» **Aim**
Will you transcribe the entries that follow, exactly and in full?

## START

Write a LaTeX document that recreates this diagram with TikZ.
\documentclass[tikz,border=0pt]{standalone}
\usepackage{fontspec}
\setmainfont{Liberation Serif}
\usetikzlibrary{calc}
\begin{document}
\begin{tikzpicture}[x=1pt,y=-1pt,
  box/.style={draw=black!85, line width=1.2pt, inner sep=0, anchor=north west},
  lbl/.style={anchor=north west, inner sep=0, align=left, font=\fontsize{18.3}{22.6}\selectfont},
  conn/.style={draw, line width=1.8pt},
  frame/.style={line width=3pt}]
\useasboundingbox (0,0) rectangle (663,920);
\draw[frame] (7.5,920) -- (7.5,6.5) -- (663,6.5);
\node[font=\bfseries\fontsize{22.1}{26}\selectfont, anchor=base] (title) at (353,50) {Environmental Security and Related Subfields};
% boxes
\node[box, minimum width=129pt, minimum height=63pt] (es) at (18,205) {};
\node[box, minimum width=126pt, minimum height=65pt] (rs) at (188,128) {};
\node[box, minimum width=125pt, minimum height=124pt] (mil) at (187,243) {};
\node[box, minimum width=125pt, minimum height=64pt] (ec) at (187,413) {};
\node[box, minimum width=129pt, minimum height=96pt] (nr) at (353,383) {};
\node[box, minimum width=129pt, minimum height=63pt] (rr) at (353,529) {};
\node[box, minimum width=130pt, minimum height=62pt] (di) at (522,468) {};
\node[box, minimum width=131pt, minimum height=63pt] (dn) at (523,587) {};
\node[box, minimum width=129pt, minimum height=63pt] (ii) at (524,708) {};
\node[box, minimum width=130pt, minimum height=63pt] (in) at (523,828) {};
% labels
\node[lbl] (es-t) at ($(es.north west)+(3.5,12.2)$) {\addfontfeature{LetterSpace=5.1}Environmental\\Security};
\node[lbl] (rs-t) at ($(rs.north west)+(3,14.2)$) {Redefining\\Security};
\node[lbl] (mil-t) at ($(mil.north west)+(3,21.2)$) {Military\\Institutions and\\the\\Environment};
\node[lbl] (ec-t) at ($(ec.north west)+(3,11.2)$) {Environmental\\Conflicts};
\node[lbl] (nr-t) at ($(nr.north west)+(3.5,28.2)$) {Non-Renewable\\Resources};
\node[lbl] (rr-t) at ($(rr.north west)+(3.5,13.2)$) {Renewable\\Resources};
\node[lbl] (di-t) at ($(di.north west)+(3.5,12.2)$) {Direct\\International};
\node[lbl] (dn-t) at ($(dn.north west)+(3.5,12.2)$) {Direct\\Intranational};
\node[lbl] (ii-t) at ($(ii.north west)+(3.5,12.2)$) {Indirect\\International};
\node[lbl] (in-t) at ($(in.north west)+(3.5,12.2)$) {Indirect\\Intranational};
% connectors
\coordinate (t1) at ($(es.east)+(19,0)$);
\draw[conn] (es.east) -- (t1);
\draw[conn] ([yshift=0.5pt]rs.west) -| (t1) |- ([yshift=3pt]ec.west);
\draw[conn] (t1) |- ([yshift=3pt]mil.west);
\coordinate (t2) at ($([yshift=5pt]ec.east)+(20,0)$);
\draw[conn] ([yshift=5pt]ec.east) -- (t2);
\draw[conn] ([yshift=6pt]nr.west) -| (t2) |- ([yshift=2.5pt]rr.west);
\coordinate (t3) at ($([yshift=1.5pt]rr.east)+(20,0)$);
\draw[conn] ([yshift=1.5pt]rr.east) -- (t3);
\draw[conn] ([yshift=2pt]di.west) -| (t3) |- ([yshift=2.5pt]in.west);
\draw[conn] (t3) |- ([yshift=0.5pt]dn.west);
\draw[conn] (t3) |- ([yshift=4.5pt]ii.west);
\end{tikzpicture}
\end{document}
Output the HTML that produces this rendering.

## END

» **Result**
Write a LaTeX document that recreates this diagram with TikZ.
\documentclass[tikz,border=0pt]{standalone}
\usepackage{fontspec}
\setmainfont{Liberation Serif}
\usetikzlibrary{calc}
\begin{document}
\begin{tikzpicture}[x=1pt,y=-1pt,
  box/.style={draw=black!85, line width=1.2pt, inner sep=0, anchor=north west},
  lbl/.style={anchor=north west, inner sep=0, align=left, font=\fontsize{18.3}{22.6}\selectfont},
  conn/.style={draw, line width=1.8pt},
  frame/.style={line width=3pt}]
\useasboundingbox (0,0) rectangle (663,920);
\draw[frame] (7.5,920) -- (7.5,6.5) -- (663,6.5);
\node[font=\bfseries\fontsize{22.1}{26}\selectfont, anchor=base] (title) at (353,50) {Environmental Security and Related Subfields};
% boxes
\node[box, minimum width=129pt, minimum height=63pt] (es) at (18,205) {};
\node[box, minimum width=126pt, minimum height=65pt] (rs) at (188,128) {};
\node[box, minimum width=125pt, minimum height=124pt] (mil) at (187,243) {};
\node[box, minimum width=125pt, minimum height=64pt] (ec) at (187,413) {};
\node[box, minimum width=129pt, minimum height=96pt] (nr) at (353,383) {};
\node[box, minimum width=129pt, minimum height=63pt] (rr) at (353,529) {};
\node[box, minimum width=130pt, minimum height=62pt] (di) at (522,468) {};
\node[box, minimum width=131pt, minimum height=63pt] (dn) at (523,587) {};
\node[box, minimum width=129pt, minimum height=63pt] (ii) at (524,708) {};
\node[box, minimum width=130pt, minimum height=63pt] (in) at (523,828) {};
% labels
\node[lbl] (es-t) at ($(es.north west)+(3.5,12.2)$) {\addfontfeature{LetterSpace=5.1}Environmental\\Security};
\node[lbl] (rs-t) at ($(rs.north west)+(3,14.2)$) {Redefining\\Security};
\node[lbl] (mil-t) at ($(mil.north west)+(3,21.2)$) {Military\\Institutions and\\the\\Environment};
\node[lbl] (ec-t) at ($(ec.north west)+(3,11.2)$) {Environmental\\Conflicts};
\node[lbl] (nr-t) at ($(nr.north west)+(3.5,28.2)$) {Non-Renewable\\Resources};
\node[lbl] (rr-t) at ($(rr.north west)+(3.5,13.2)$) {Renewable\\Resources};
\node[lbl] (di-t) at ($(di.north west)+(3.5,12.2)$) {Direct\\International};
\node[lbl] (dn-t) at ($(dn.north west)+(3.5,12.2)$) {Direct\\Intranational};
\node[lbl] (ii-t) at ($(ii.north west)+(3.5,12.2)$) {Indirect\\International};
\node[lbl] (in-t) at ($(in.north west)+(3.5,12.2)$) {Indirect\\Intranational};
% connectors
\coordinate (t1) at ($(es.east)+(19,0)$);
\draw[conn] (es.east) -- (t1);
\draw[conn] ([yshift=0.5pt]rs.west) -| (t1) |- ([yshift=3pt]ec.west);
\draw[conn] (t1) |- ([yshift=3pt]mil.west);
\coordinate (t2) at ($([yshift=5pt]ec.east)+(20,0)$);
\draw[conn] ([yshift=5pt]ec.east) -- (t2);
\draw[conn] ([yshift=6pt]nr.west) -| (t2) |- ([yshift=2.5pt]rr.west);
\coordinate (t3) at ($([yshift=1.5pt]rr.east)+(20,0)$);
\draw[conn] ([yshift=1.5pt]rr.east) -- (t3);
\draw[conn] ([yshift=2pt]di.west) -| (t3) |- ([yshift=2.5pt]in.west);
\draw[conn] (t3) |- ([yshift=0.5pt]dn.west);
\draw[conn] (t3) |- ([yshift=4.5pt]ii.west);
\end{tikzpicture}
\end{document}
Output the HTML that produces this rendering.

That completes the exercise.